/LDPGraphStatistics

Primary LanguageC++MIT LicenseMIT

LDP Graph Statistics

This is a source code of the following paper:

Jacob Imola, Takao Murakami, Kamalika Chaudhuri, "Locally Differentially Private Analysis of Graph Statistics," Proceedings of the 30th USENIX Security Symposium (USENIX Security 2021), pp.983-1000, 2021.

Full paper: https://arxiv.org/abs/2010.08688

Directory Structure

  • cpp/  C++ codes (put the required files under this directory; see cpp/README.md).
  • data/  Output data (obtained by running codes).
    • IMDB/  Output data in the IMDB dataset.
    • Orkut/  Output data in the Orkut dataset.
    • BAGraph-m10/  Output data in the the BA (Barabasi-Albert) graph dataset (m=10).
    • BAGraph-m50/  Output data in the the BA (Barabasi-Albert) graph dataset (m=50).
  • python/  Python codes.
  • results/  Experimental results.
    • IMDB/  Experimental results in the IMDB dataset.
    • Orkut/  Experimental results in the Orkut dataset.
    • BAGraph/  Experimental results in the BA (Barabasi-Albert) graph datasets.
  • run_EvalLossLocal.sh  Shell script to evaluate the privacy and utility of graph algorithms.
  • LICENSE.txt  MIT license.
  • README.md  This file.

Usage

(1) Install

Install StatsLib (see cpp/README.md).

Install C/C++ codes as follows.

$ cd cpp/
$ make
$ cd ../

(2) Download and preprocess IMDB

Download the IMDB dataset and place the dataset in data/IMDB/.

Run the following commands.

$ cd python/
$ python3 Read_IMDB.py data/IMDB/IMDB.mtx data/IMDB/edges.csv data/IMDB/deg.csv
$ cd ../

Then the edge file (edges.csv) and degree file (deg.csv) will be output in data/IMDB/.

(3) Download and preprocess Orkut

Download the Orkut dataset and place the dataset in data/Orkut/.

Run the following commands.

$ cd python/
$ python3 Read_IMDB.py data/Orkut/com-orkut.ungraph.txt data/Orkut/edges.csv data/Orkut/deg.csv
$ cd ../

Then the edge file (edges.csv) and degree file (deg.csv) will be output in data/IMDB/.

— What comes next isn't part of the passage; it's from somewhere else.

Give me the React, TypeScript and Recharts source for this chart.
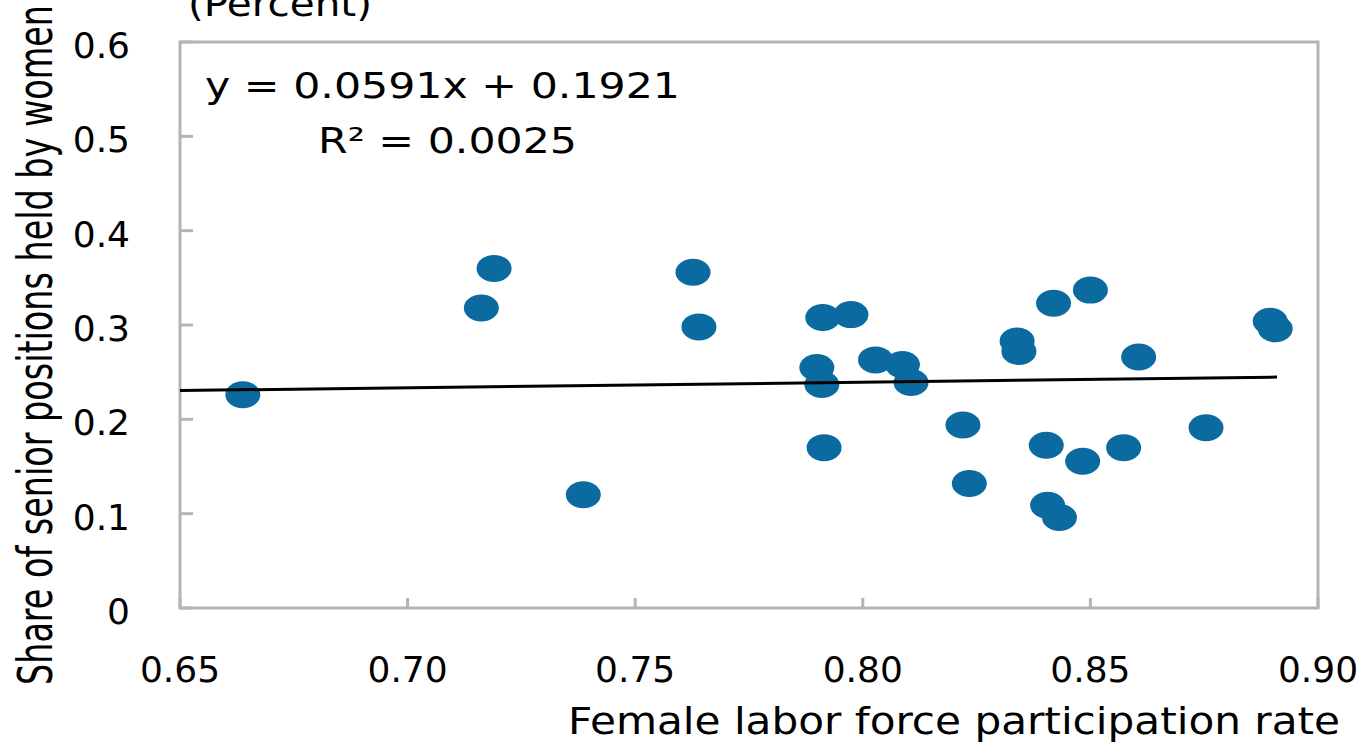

(4) Generate the BA (Barabasi-Albert) graphs

Run the following commands (m: attachment parameter).

$ cd python/
$ python3 BAGraph.py 1000000 10 data/BAGraph-m10/edges.csv data/BAGraph-m10/deg.csv
$ python3 BAGraph.py 1000000 50 data/BAGraph-m50/edges.csv data/BAGraph-m50/deg.csv
$ cd ../

Then the edge file (edges.csv) and degree file (deg.csv) will be output in data/BAGraph-m10/ and data/BAGraph-m50/.

(5) Evaluate the privacy and utility of graph algorithms

Run the following commands ([Dataset] is "IMDB", "Orkut", "BAGraph-m10", or "BAGraph-m50").

$ chmod +x run_EvalLossLocal.sh
$ ./run_EvalLossLocal.sh [Dataset (IMDB/Orkut/BAGraph-m10/BAGraph-m50)]

Then experimental results for centralized DP (CentralLap_triangle, CentralLap_2star), one-round LDP (LocalRR_triangle, LocalLap_2star), and two-rounds LDP (Local2Rounds_triangle) graph algorithms (n=10000, epsilon=1) will be output in data/[Dataset]/.

To change n and epsilon, change the 2nd and 3rd parameters in EvalLossLocal (for more details, see Usage of EvalLossLocal). Experimental results in our paper can be found in results/.

Execution Environment

We used CentOS 7.5 with gcc 4.8.5 and python 3.6.5.

External Libraries used in our source code.